Compared to the states, the seven Central Armed Police Forces (CAPF) of the federal government get enough money for modernisation (Table 1). The budget for CAPF – the Central Reserve Police Force, the Central Industrial Security Force, and the National Security Guard among them – in FY24 increased 7 per cent over the revised estimates for FY23. Between FY14 and FY24, the expenditure on them has increased at an average annual rate of 11 per cent. That is about twice more than the cumulative state budgets for their police forces. (Table 3)

Spending on law and order is not glamorous. It is difficult for a state chief minister to draw attention to the pace of development work by citing the money spent on the police. Yet as India becomes more urban, a well-functioning police will be needed to give citizens confidence about their security. This is particularly true of women in the lower income group, who need to feel safe before they step out of their homes for jobs.

Data from the Comptroller and Auditor General shows that poor spending on the police is endemic in states. The auditor has flagged these savings for most states over a span of five years, which means the problem does not have easy solutions.

As law and order is a state subject as per the Seventh Schedule of the Constitution, it means the bulk of spending on the police has to come from state resources.

States' underspending gets worse if they don’t use the Centre’s financial support adequately, as Table 2 shows. The Union Home Ministry said in a note: "Releases to States have varied vis-à-vis allocations. Where release is less than allocation, the same is on account of non-submission of Utilization Certificates(UCs) and where release exceeds allocation, the same is on account of releases made for Mega City Policing or/and supplementary releases or/and better performance incentives or/and incentives for police reforms".

There is no single reason to pinpoint why the spending on police has lagged. States since FY19 have not spent the entire money the centre gave them for police moderniastion, but they were close to the budget estimates.
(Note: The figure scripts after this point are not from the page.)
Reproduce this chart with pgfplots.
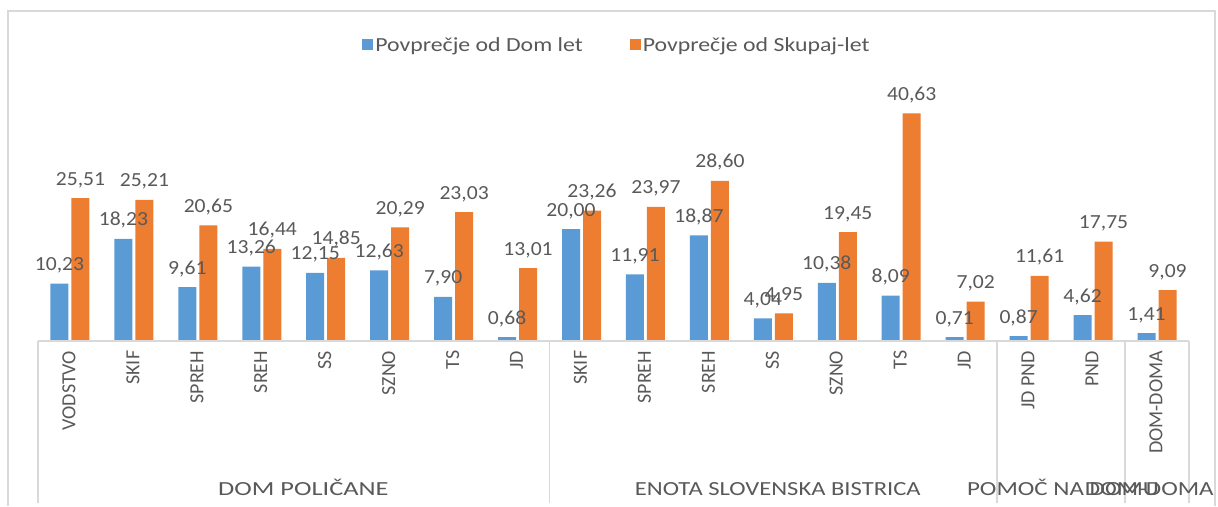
\documentclass[border=0pt]{standalone}
\usepackage{pgfplots}
\pgfplotsset{compat=1.18}
\usepackage{graphicx}
\usepackage{fontspec}
\setmainfont{Carlito}
\newfontfamily\lblfont{Carlito}[FakeStretch=1.08]
\newfontfamily\legfont{Carlito}[FakeStretch=1.19]
\definecolor{xblue}{HTML}{5B9BD5}
\definecolor{xorange}{HTML}{ED7D31}
\definecolor{xtext}{HTML}{595959}
\definecolor{xline}{HTML}{D9D9D9}
\begin{document}
\begin{tikzpicture}
\draw[xline, line width=1.5pt] (8pt,-506pt) -- (8pt,-11pt) -- (1215pt,-11pt) -- (1215pt,-506pt);
\begin{axis}[
  at={(38pt,-341pt)}, anchor=south west,
  scale only axis, width=1151pt, height=252pt,
  xmin=-0.5, xmax=17.5, ymin=0, ymax=45,
  clip=false,
  ybar=3pt, bar width=18pt,
  axis line style={draw=none},
  ytick=\empty,
  xtick={0,...,17},
  xtick style={draw=none},
  xticklabels={VODSTVO,SKIF,SPREH,SREH,SS,SZNO,TS,JD,SKIF,SPREH,SREH,SS,SZNO,TS,JD,JD PND,PND,DOM-DOMA},
  xticklabel style={rotate=90, anchor=east, font=\fontsize{20}{24}\selectfont, text=xtext, xshift=-2pt, yshift=1pt},
  nodes near coords,
  every node near coord/.append style={font=\fontsize{20}{24}\lblfont, text=xtext, anchor=base, yshift=13pt},
  /pgf/number format/.cd, fixed, fixed zerofill, precision=2, use comma, assume math mode=true, /pgfplots/.cd,
  legend style={at={(0.503,1.175)}, anchor=center, draw=none, fill=none, legend columns=2,
    font=\fontsize{20}{24}\legfont, text=xtext,
    /tikz/every even column/.append style={column sep=45pt}},
  legend image code/.code={\fill[#1] (0pt,-5.5pt) rectangle (11pt,5.5pt);},
]
\addplot[fill=xblue, draw=none] coordinates {
(0,10.23) (1,18.23) (2,9.61) (3,13.26) (4,12.15) (5,12.63) (6,7.90) (7,0.68)
(8,20.00) (9,11.91) (10,18.87) (11,4.04) (12,10.38) (13,8.09) (14,0.71)
(15,0.87) (16,4.62) (17,1.41)};
\addplot[fill=xorange, draw=none] coordinates {
(0,25.51) (1,25.21) (2,20.65) (3,16.44) (4,14.85) (5,20.29) (6,23.03) (7,13.01)
(8,23.26) (9,23.97) (10,28.60) (11,4.95) (12,19.45) (13,40.63) (14,7.02)
(15,11.61) (16,17.75) (17,9.09)};
\legend{Povprečje od Dom let, Povprečje od Skupaj-let}
\draw[xline, line width=1.5pt] (axis cs:-0.5,0) -- (axis cs:17.5,0);
\pgfplotsinvokeforeach{-0.5,7.5,14.5,16.5,17.5}{
  \draw[xline, line width=1.5pt] (axis cs:#1,0) -- ([yshift=-162pt]axis cs:#1,0);
}
\node[anchor=base, font=\fontsize{20}{24}\selectfont, text=xtext, inner sep=0pt] at ([yshift=-154pt]axis cs:3.65,0) {\scalebox{1.32}[1]{DOM POLIČANE}};
\node[anchor=base, font=\fontsize{20}{24}\selectfont, text=xtext, inner sep=0pt] at ([yshift=-154pt]axis cs:11.07,0) {\scalebox{1.23}[1]{ENOTA SLOVENSKA BISTRICA}};
\node[anchor=base, font=\fontsize{20}{24}\selectfont, text=xtext, inner sep=0pt] at ([yshift=-154pt]axis cs:15.53,0) {\scalebox{1.25}[1]{POMOČ NA DOMU}};
\node[anchor=base, font=\fontsize{20}{24}\selectfont, text=xtext, inner sep=0pt] at ([yshift=-154pt]axis cs:16.88,0) {\scalebox{1.25}[1]{DOM-DOMA}};
\end{axis}
\pgfresetboundingbox
\path[use as bounding box] (0,0) rectangle (1218pt,-506pt);
\end{tikzpicture}
\end{document}
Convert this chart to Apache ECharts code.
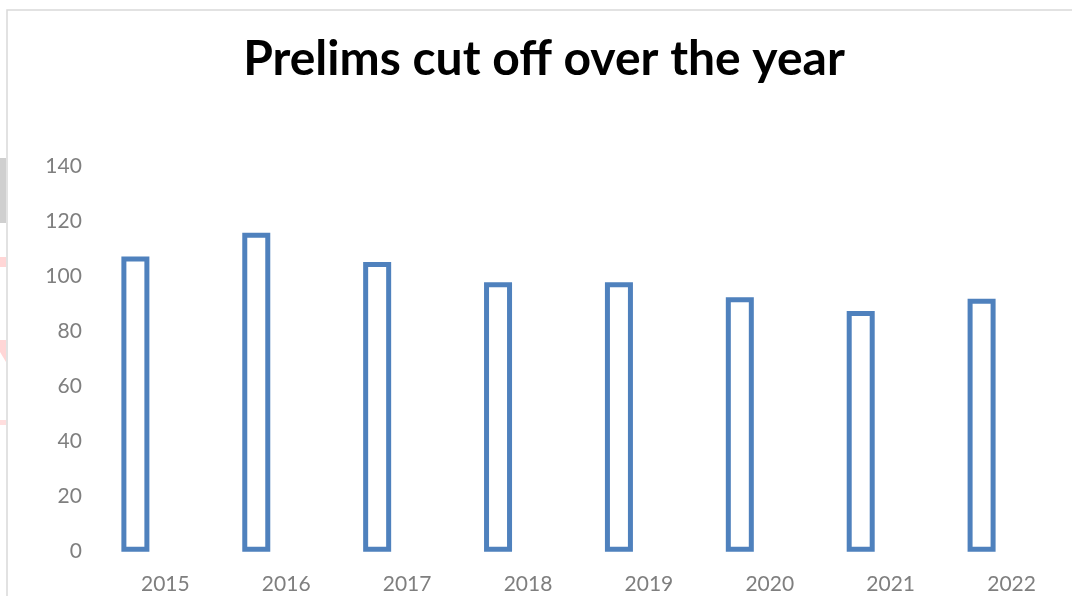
<!DOCTYPE html>
<html>
<head>
<meta charset="utf-8">
<script src="https://cdn.jsdelivr.net/npm/echarts@6/dist/echarts.min.js"></script>
<style>
  html, body { margin: 0; padding: 0; background: #fff; }
  #chart { width: 1072px; height: 596px; }
</style>
</head>
<body>
<div id="chart"></div>
<script>
const years = ['2015', '2016', '2017', '2018', '2019', '2020', '2021', '2022']
const cutoff = [107.34, 116, 105.34, 98, 98, 92.51, 87.54, 92]
const spare = [] // second (empty) series from the sheet, it only takes room in each category
const yTicks = [0, 20, 40, 60, 80, 100, 120, 140]

const myChart = echarts.init(document.getElementById('chart'))

const option = {
  backgroundColor: '#fff',
  animation: false,
  title: {
    text: 'Prelims cut off over the year',
    left: 539,
    top: 31,
    textAlign: 'center',
    textStyle: { fontFamily: 'Lato', fontWeight: 'bold', fontSize: 48, color: '#000' },
  },
  graphic: [
    { type: 'rect', silent: true, shape: { x: 0, y: 158, width: 6, height: 65 }, style: { fill: '#cfcfcf' } },
    { type: 'rect', silent: true, shape: { x: 0, y: 257, width: 6, height: 10 }, style: { fill: '#ffd6d6' } },
    { type: 'polygon', silent: true, shape: { points: [[0, 340], [6, 340], [6, 362], [0, 352]] }, style: { fill: '#ffd6d6' } },
    { type: 'rect', silent: true, shape: { x: 0, y: 420, width: 6, height: 5 }, style: { fill: '#ffdede' } },
    { type: 'rect', silent: true, shape: { x: 7, y: 10, width: 1200, height: 800 }, style: { fill: 'none', stroke: '#d9d9d9', lineWidth: 1.5 } },
  ],
  grid: {
    left: 104.9,
    top: 166.7,
    width: 977.6,
    height: 385,
  },
  xAxis: {
    type: 'category',
    data: years,
    axisLine: { show: false },
    axisTick: { show: false },
    axisLabel: { margin: 22, fontFamily: 'Lato', fontSize: 21, color: '#7f7f7f' },
  },
  yAxis: {
    type: 'value',
    min: yTicks[0],
    max: yTicks[yTicks.length - 1],
    interval: 20,
    splitLine: { show: false },
    axisLine: { show: false },
    axisTick: { show: false },
    axisLabel: { margin: 23, fontFamily: 'Lato', fontSize: 21, color: '#7f7f7f' },
  },
  series: [
    {
      name: 'Cut off',
      type: 'bar',
      data: cutoff,
      barWidth: 28,
      barGap: '114%',
      itemStyle: { color: '#fff', borderColor: '#4f81bd', borderWidth: 5 },
    },
    {
      name: 'Spare',
      type: 'bar',
      data: spare,
      barWidth: 28,
    },
  ],
}

myChart.setOption(option)
</script>
</body>
</html>
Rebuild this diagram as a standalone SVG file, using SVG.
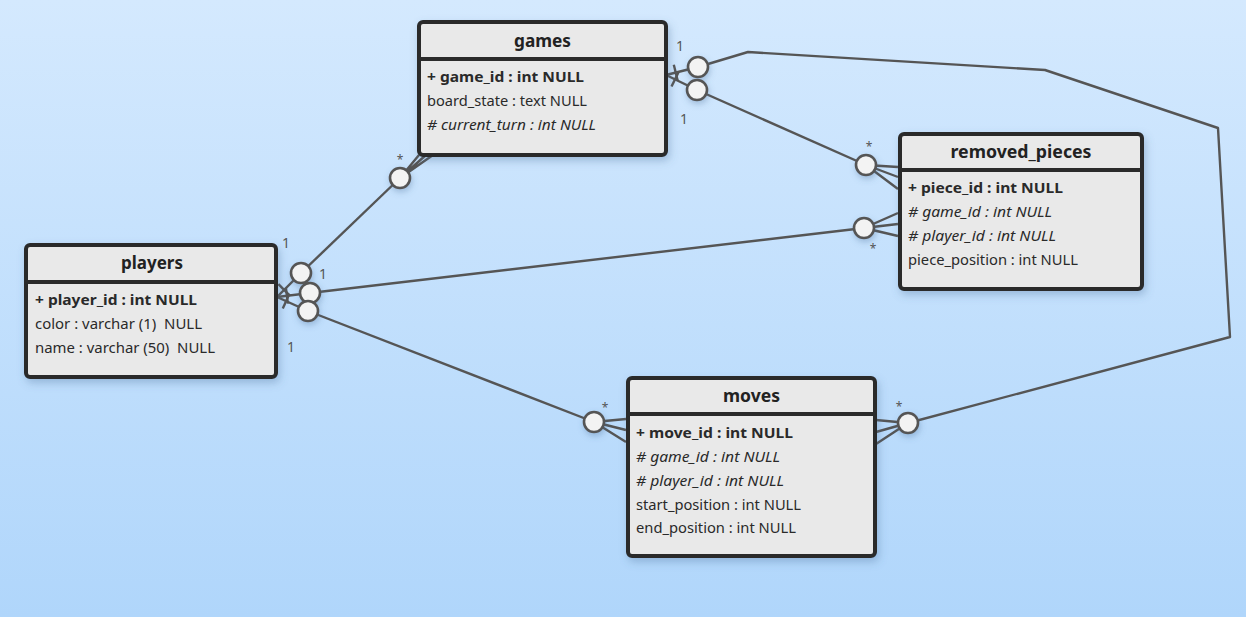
<svg xmlns="http://www.w3.org/2000/svg" width="1246" height="617" viewBox="0 0 1246 617">
<defs>
<linearGradient id="bg" x1="0" y1="0" x2="0" y2="1">
<stop offset="0" stop-color="#d4e9fe"/>
<stop offset="1" stop-color="#b0d6fb"/>
</linearGradient>
<filter id="sh" x="-10%" y="-10%" width="130%" height="140%">
<feDropShadow dx="2" dy="4" stdDeviation="4" flood-color="#4a6f99" flood-opacity="0.35"/>
</filter>
<filter id="csh" x="-50%" y="-50%" width="200%" height="200%">
<feDropShadow dx="1" dy="3" stdDeviation="3" flood-color="#4a6f99" flood-opacity="0.35"/>
</filter>
<style>
.box{fill:#e9e9e9;stroke:#2b2b2b;stroke-width:4}
.div{stroke:#2b2b2b;stroke-width:4}
.title{font-family:"Noto Sans","Open Sans",sans-serif;font-size:18px;font-weight:bold;fill:#222;text-anchor:middle}
.row{font-family:"Noto Sans","Open Sans",sans-serif;font-size:15px;fill:#2a2a2a}
.pk{font-weight:bold}
.fk{font-style:italic}
.ln{fill:none;stroke:#555;stroke-width:2.4;stroke-linejoin:round}
.cir{fill:#f3f3f3;stroke:#555;stroke-width:2.6}
.lbl{font-family:"Noto Sans","Open Sans",sans-serif;font-size:14px;fill:#555;text-anchor:middle}
.star{font-family:"Noto Sans","Open Sans",sans-serif;font-size:12px;fill:#555;text-anchor:middle}
</style>
</defs>
<rect width="1246" height="617" fill="url(#bg)"/>

<g id="connectors">
<!-- players - games -->
<line class="ln" x1="277" y1="297" x2="301" y2="273"/>
<line class="ln" x1="278.4" y1="284.2" x2="289.8" y2="295.6"/>
<line class="ln" x1="301" y1="273" x2="400" y2="178"/>
<path class="ln" d="M400,178 L419,155 M400,178 L426,155 M400,178 L433,155"/>
<!-- players - removed_pieces -->
<line class="ln" x1="277" y1="297" x2="310" y2="293"/>
<line class="ln" x1="285.9" y1="287.9" x2="287.9" y2="303.7"/>
<line class="ln" x1="310" y1="293" x2="864" y2="228"/>
<path class="ln" d="M864,228 L898,213 M864,228 L898,224 M864,228 L898,236"/>
<!-- players - moves -->
<line class="ln" x1="277" y1="297" x2="308" y2="311"/>
<line class="ln" x1="289.4" y1="293.8" x2="282.8" y2="308.4"/>
<line class="ln" x1="308" y1="311" x2="594" y2="422"/>
<path class="ln" d="M594,422 L626,419 M594,422 L626,430 M594,422 L626,442"/>
<!-- games - removed_pieces -->
<line class="ln" x1="666" y1="75" x2="697" y2="90"/>
<line class="ln" x1="678.5" y1="72.2" x2="671.5" y2="86.6"/>
<line class="ln" x1="697" y1="90" x2="866" y2="165"/>
<path class="ln" d="M866,165 L898,167 M866,165 L898,177 M866,165 L898,189"/>
<!-- games - moves -->
<line class="ln" x1="666" y1="75" x2="698" y2="67"/>
<line class="ln" x1="673.8" y1="64.8" x2="677.6" y2="80.4"/>
<polyline class="ln" points="698,67 748,52 1045,70 1218,128 1230,337 908,423"/>
<path class="ln" d="M908,423 L876,420 M908,423 L876,432 M908,423 L876,444"/>

<g filter="url(#csh)">
<circle class="cir" cx="301" cy="273" r="10"/>
<circle class="cir" cx="310" cy="293" r="10"/>
<circle class="cir" cx="308" cy="311" r="10"/>
<circle class="cir" cx="400" cy="178" r="10"/>
<circle class="cir" cx="864" cy="228" r="10"/>
<circle class="cir" cx="594" cy="422" r="10"/>
<circle class="cir" cx="697" cy="90" r="10"/>
<circle class="cir" cx="866" cy="165" r="10"/>
<circle class="cir" cx="698" cy="67" r="10"/>
<circle class="cir" cx="908" cy="423" r="10"/>
</g>

<text class="lbl" x="680" y="51">1</text>
<text class="lbl" x="684" y="124">1</text>
<text class="lbl" x="286" y="248">1</text>
<text class="lbl" x="323" y="279">1</text>
<text class="lbl" x="291" y="352">1</text>
<text class="star" x="400" y="164">*</text>
<text class="star" x="869" y="151">*</text>
<text class="star" x="873" y="253">*</text>
<text class="star" x="605" y="412">*</text>
<text class="star" x="899" y="411">*</text>
</g>

<g id="games">
<rect class="box" x="419" y="22" width="247" height="133" rx="4" filter="url(#sh)"/>
<line class="div" x1="419" y1="59" x2="666" y2="59"/>
<text class="title" x="542.5" y="47" textLength="57" lengthAdjust="spacingAndGlyphs">games</text>
<text class="row pk" x="427" y="82" textLength="157" lengthAdjust="spacingAndGlyphs">+ game_id : int NULL</text>
<text class="row" x="427" y="106" textLength="160" lengthAdjust="spacingAndGlyphs">board_state : text NULL</text>
<text class="row fk" x="427" y="130" textLength="169" lengthAdjust="spacingAndGlyphs"># current_turn : int NULL</text>
</g>

<g id="players">
<rect class="box" x="26" y="245" width="250" height="132" rx="4" filter="url(#sh)"/>
<line class="div" x1="26" y1="282" x2="276" y2="282"/>
<text class="title" x="152" y="269" textLength="62" lengthAdjust="spacingAndGlyphs">players</text>
<text class="row pk" x="35" y="305" textLength="162" lengthAdjust="spacingAndGlyphs">+ player_id : int NULL</text>
<text class="row" x="35" y="329" xml:space="preserve" textLength="167" lengthAdjust="spacingAndGlyphs">color : varchar (1)  NULL</text>
<text class="row" x="35" y="353" xml:space="preserve" textLength="180" lengthAdjust="spacingAndGlyphs">name : varchar (50)  NULL</text>
</g>

<g id="removed_pieces">
<rect class="box" x="900" y="134" width="242" height="155" rx="4" filter="url(#sh)"/>
<line class="div" x1="900" y1="170" x2="1142" y2="170"/>
<text class="title" x="1021" y="158" textLength="141" lengthAdjust="spacingAndGlyphs">removed_pieces</text>
<text class="row pk" x="908" y="193" textLength="155" lengthAdjust="spacingAndGlyphs">+ piece_id : int NULL</text>
<text class="row fk" x="908" y="217" textLength="144" lengthAdjust="spacingAndGlyphs"># game_id : int NULL</text>
<text class="row fk" x="908" y="241" textLength="148" lengthAdjust="spacingAndGlyphs"># player_id : int NULL</text>
<text class="row" x="908" y="265" textLength="170" lengthAdjust="spacingAndGlyphs">piece_position : int NULL</text>
</g>

<g id="moves">
<rect class="box" x="628" y="378" width="247" height="178" rx="4" filter="url(#sh)"/>
<line class="div" x1="628" y1="414" x2="875" y2="414"/>
<text class="title" x="751.5" y="402" textLength="57" lengthAdjust="spacingAndGlyphs">moves</text>
<text class="row pk" x="636" y="438" textLength="157" lengthAdjust="spacingAndGlyphs">+ move_id : int NULL</text>
<text class="row fk" x="636" y="462" textLength="144" lengthAdjust="spacingAndGlyphs"># game_id : int NULL</text>
<text class="row fk" x="636" y="486" textLength="148" lengthAdjust="spacingAndGlyphs"># player_id : int NULL</text>
<text class="row" x="636" y="510" textLength="165" lengthAdjust="spacingAndGlyphs">start_position : int NULL</text>
<text class="row" x="636" y="533" textLength="160" lengthAdjust="spacingAndGlyphs">end_position : int NULL</text>
</g>
</svg>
The divergence became sharp in pandemic-affected FY21, when less than 20 per cent of the sum meant for the modernisation could be utilised. Three years later, poor utilisation persists. In FY23, 21 of India’s 28 states have used less than Rs one crore each for modernising the police.

The implications are clear. The states are depending more and more for law and order issues on the well-developed CAPF, effectively surrendering quite a bit of their federal rights.